NOTE: The line breaks are to make the code more readable. The > prompt is a sub-prompt printed by the shell, telling me that the shell understands that my \ character on the end of my input denotes that I'm not done entering my command. You wouldn't actually type the > character yourself.

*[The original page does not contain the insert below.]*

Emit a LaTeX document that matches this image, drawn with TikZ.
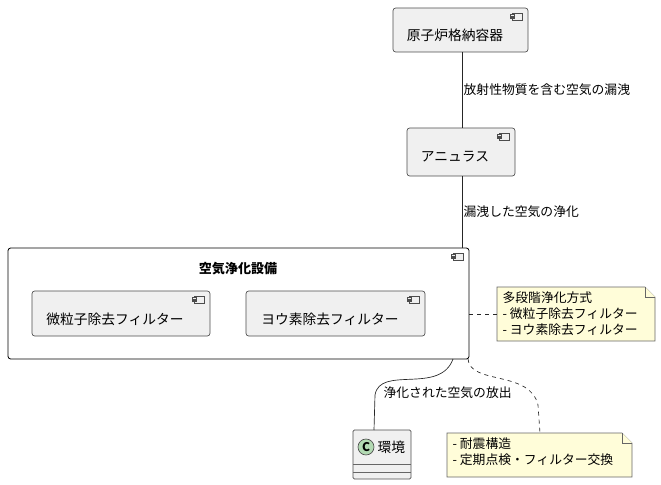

What does this command do? It searches through /etc/passwd searching for any user with a user ID number between 108 and 110 inclusively, then pulls from their user record what their login shell is, puts the login shells into a list, sorts the list, and then removes duplicate entries. Here's a breakdown:

seq 108 110

$ seq 108 110
108
109
110

for uid in $(seq 108 110); do \
   ... ; \
done

$ for uid in $(seq 108 110); do \
  echo "PROCESSING UID: ${uid}" ; \
done
PROCESSING UID: 108
PROCESSING UID: 109
PROCESSING UID: 110

for uid in $(seq 108 110); do \
  grep "^[^:]*:[^:]*:${uid}:" /etc/passwd ; \
done

$ for uid in $(seq 108 110); do \
>   grep "^[^:]*:[^:]*:${uid}:" /etc/passwd ; \
> done
sshd:x:108:65534::/var/run/sshd:/usr/sbin/nologin
colord:x:109:116:colord colour management daemon,,,:
/var/lib/colord:/bin/false
statd:x:110:65534::/var/lib/nfs:/bin/false

for uid in $(seq 108 110); do \
  grep "^[^:]*:[^:]*:${uid}:" /etc/passwd ; \
done \
| awk -F: '{print $7}'

$ for uid in $(seq 108 110); do \
>   grep "^[^:]*:[^:]*:${uid}:" /etc/passwd ; \
> done \
> | awk -F: '{print $7}'
/usr/sbin/nologin
/bin/false
/bin/false

for uid in $(seq 108 110); do \
  grep "^[^:]*:[^:]*:${uid}:" /etc/passwd ; \
done \
| awk -F: '{print $7}' \
| sort \
| uniq

list_of_user_shells=$(\
  for uid in $(seq 108 110); do \
    grep "^[^:]*:[^:]*:${uid}:" /etc/passwd ; \
  done \
  | awk -F: '{print $7}' \
  | sort \
  | uniq \
  )

Whenever a program exits it returns an exit code to the shell. An exit code of 0 means that the program exited normally. A non-zero exit code means that an error occurred. This is useful information for building conditional commands that may change behavior depending on what errors arise. For instance, the make command will execute a list of commands in a file named Makefile, and exit the first time it encounters an error. Makefiles are often used to generate programs and content. But for now, it's sufficient for you to know that exit codes exist and that they are useful.